Enquanto isso, o que fazemos de nossas crianças? O que podem sonhar os nossos adolescentes? As estatísticas falam que muitos morrem como expressão de uma violência bestial. Parece que estas luzes e este espírito mais sensível não se abrem aos que, entre nós, ainda crescem e são nossos filhos.
Quando jovem, eu escutava muito: “você é a esperança e o futuro de nosso país. A nação espera muito de sua juventude, tesouro maior dessa terra.” Talvez fosse uma ilusão.
Hoje, a expressão de pavor quando vemos um jovem significa que ficamos com medo de nosso futuro. Eles devem sentir que não lhes propomos projetos nem sonhos maiores.

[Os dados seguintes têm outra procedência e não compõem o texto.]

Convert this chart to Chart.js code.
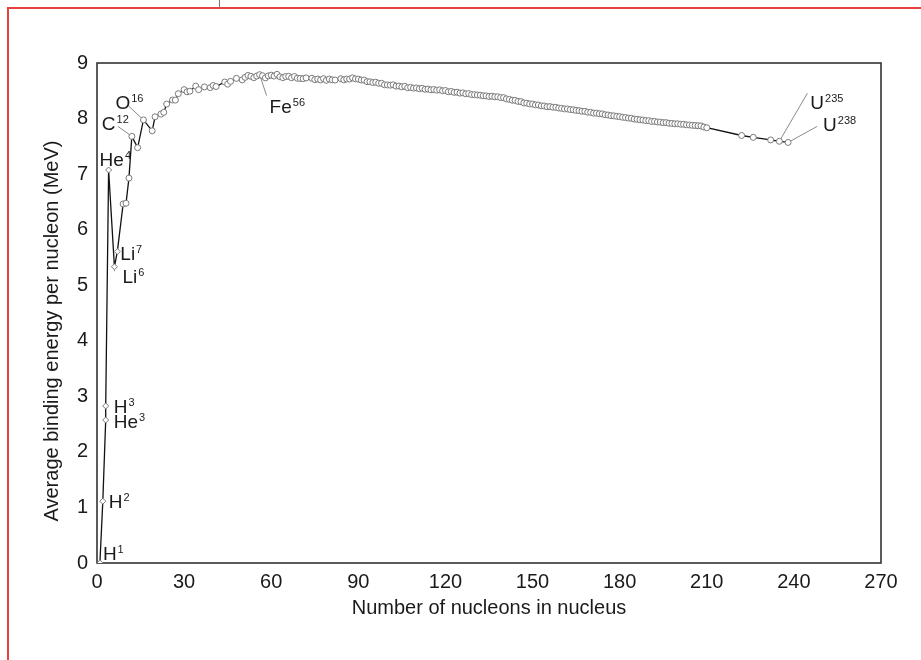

Por isso, me invade um sentimento de tristeza quando vejo estas estrelas piscando nos quatro cantos da cidade. Elas não são expressão de alegria e expectativa de boas vindas. Mostram muito mais o interesse do comércio em faturar bem. Vender mais. E, aguçar, em nossos corações, a culpa do presente não trocado. Do presente não comprado. Da mercadoria não consumida…
E os jovens, como veem e vivem o Natal? Eles compreendem estas estrelas que piscam com algum alento? Da parte deles percebo um certo desdém. Nem ousam perguntar que festa é essa? E, por que, nós adultos, falseamos tanto nessa época?
As empresas e repartições, que passam o ano inteiro em disputas e inveja disfarçadas, fazem festas de confraternização e trocam presentes com amigos secretos. As famílias que pouco conversam ou minimamente se entendem montam banquetes com mesa farta. Maria, a mãe do tal menino que a gente comemora o nascimento, era uma jovem adolescente. Ela aceitou o desafio de receber Deus em forma de homem. Ela foi uma jovem cheia de graça. O que está reservado para as Marias de hoje?
Correndo diante dos carros parados no semáforo, a criança olha para dentro do automóvel, estende a caixinha de papelão, balança o braço e pergunta: cadê o meu presente?